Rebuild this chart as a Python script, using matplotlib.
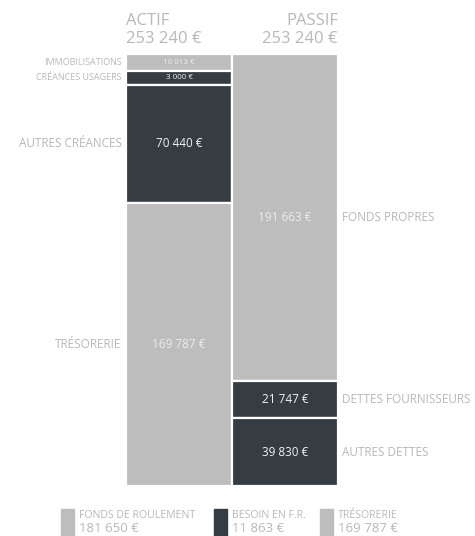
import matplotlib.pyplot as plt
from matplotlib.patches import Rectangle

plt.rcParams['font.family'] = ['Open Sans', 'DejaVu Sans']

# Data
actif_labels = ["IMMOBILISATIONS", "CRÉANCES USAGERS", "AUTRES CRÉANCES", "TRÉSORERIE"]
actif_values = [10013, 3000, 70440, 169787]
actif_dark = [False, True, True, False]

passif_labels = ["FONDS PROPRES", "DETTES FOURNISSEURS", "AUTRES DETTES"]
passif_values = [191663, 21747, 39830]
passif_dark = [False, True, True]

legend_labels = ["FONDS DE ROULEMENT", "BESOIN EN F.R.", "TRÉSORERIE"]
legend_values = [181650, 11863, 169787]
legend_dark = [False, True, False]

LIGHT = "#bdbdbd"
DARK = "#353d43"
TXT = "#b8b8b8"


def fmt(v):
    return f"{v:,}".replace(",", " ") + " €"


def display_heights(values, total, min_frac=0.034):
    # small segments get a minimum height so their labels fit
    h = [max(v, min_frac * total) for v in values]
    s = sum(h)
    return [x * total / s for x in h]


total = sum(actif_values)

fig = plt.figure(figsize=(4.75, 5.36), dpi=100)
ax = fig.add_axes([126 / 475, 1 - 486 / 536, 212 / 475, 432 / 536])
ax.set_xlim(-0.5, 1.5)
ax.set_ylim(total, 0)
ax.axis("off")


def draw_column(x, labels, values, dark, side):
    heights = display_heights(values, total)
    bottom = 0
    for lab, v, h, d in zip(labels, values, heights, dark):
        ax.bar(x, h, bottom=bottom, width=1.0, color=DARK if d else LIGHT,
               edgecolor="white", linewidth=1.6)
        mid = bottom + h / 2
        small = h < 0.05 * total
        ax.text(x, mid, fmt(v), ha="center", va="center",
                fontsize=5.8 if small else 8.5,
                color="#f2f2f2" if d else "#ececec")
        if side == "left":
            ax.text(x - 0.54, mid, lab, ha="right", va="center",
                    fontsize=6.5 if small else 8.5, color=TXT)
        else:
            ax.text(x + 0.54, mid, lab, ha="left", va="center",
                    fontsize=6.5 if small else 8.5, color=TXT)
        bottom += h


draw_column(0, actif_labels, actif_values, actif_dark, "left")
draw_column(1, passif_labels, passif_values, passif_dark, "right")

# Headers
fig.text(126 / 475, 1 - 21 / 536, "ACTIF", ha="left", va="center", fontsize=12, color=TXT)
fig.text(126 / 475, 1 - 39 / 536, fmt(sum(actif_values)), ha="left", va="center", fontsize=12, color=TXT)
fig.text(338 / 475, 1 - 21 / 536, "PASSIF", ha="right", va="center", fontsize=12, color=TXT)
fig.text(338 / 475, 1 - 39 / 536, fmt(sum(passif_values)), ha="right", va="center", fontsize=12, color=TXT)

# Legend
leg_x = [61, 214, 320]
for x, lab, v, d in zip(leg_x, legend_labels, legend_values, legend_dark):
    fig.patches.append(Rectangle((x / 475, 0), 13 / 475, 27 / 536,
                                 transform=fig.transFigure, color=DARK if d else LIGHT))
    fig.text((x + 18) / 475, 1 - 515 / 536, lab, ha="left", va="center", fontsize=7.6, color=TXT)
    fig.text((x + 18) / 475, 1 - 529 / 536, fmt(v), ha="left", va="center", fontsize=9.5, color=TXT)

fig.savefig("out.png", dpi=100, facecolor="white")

________________

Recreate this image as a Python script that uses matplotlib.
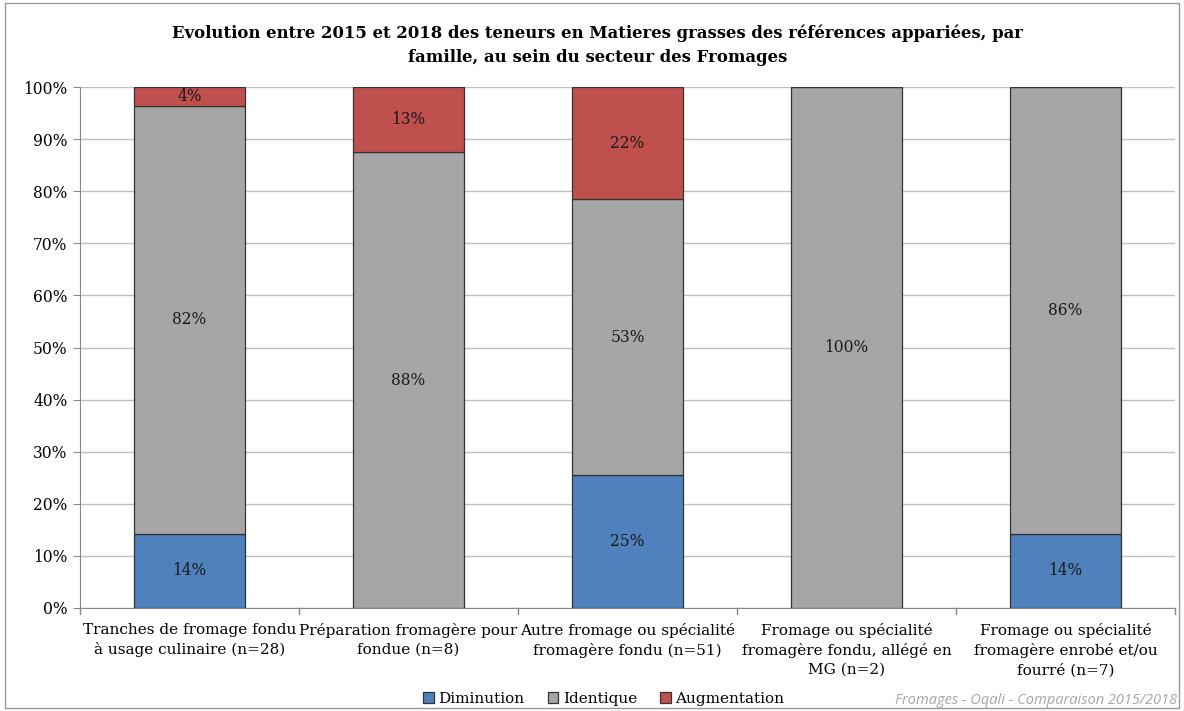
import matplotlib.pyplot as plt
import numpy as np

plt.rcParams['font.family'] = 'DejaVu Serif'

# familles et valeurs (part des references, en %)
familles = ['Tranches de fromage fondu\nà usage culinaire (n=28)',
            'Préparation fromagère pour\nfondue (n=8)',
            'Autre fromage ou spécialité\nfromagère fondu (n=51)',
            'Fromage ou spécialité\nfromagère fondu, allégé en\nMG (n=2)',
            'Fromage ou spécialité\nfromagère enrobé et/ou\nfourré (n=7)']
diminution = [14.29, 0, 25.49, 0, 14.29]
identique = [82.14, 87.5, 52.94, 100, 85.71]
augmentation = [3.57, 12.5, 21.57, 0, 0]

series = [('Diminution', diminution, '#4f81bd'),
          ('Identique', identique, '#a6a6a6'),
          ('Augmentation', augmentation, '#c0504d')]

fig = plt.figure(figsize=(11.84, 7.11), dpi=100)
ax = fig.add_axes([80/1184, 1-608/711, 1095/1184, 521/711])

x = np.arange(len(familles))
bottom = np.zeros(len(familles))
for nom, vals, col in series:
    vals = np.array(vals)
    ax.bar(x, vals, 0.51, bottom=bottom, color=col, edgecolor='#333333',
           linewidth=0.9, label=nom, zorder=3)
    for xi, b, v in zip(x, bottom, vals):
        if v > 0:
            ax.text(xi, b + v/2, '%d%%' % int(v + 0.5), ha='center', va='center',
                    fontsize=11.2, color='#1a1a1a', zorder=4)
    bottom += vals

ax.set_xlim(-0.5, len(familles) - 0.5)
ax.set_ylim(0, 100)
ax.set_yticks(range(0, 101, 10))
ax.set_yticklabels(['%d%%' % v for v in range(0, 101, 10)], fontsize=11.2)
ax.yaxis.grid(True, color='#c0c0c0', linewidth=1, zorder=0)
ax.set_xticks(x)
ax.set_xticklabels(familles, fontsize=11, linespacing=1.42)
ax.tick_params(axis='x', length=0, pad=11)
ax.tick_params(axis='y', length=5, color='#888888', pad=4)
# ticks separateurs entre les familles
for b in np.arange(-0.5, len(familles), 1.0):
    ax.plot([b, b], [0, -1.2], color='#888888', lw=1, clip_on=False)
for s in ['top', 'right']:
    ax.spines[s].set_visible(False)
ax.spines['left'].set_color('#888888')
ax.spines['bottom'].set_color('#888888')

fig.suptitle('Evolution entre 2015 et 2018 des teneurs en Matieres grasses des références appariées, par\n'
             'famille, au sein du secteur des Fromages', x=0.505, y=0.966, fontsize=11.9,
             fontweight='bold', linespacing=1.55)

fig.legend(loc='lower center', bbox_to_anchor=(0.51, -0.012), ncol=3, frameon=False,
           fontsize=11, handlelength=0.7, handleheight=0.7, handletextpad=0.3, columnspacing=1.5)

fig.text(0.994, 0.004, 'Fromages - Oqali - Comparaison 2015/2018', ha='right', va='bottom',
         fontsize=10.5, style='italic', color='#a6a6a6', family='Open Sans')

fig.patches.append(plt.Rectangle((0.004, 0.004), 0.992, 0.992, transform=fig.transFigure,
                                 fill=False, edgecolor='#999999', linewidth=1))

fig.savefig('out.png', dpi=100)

________________

**What the task requires**
Above are some records. Count the lines among them with the word "matplotlib", and answer with the number only.

**Worked solution**
5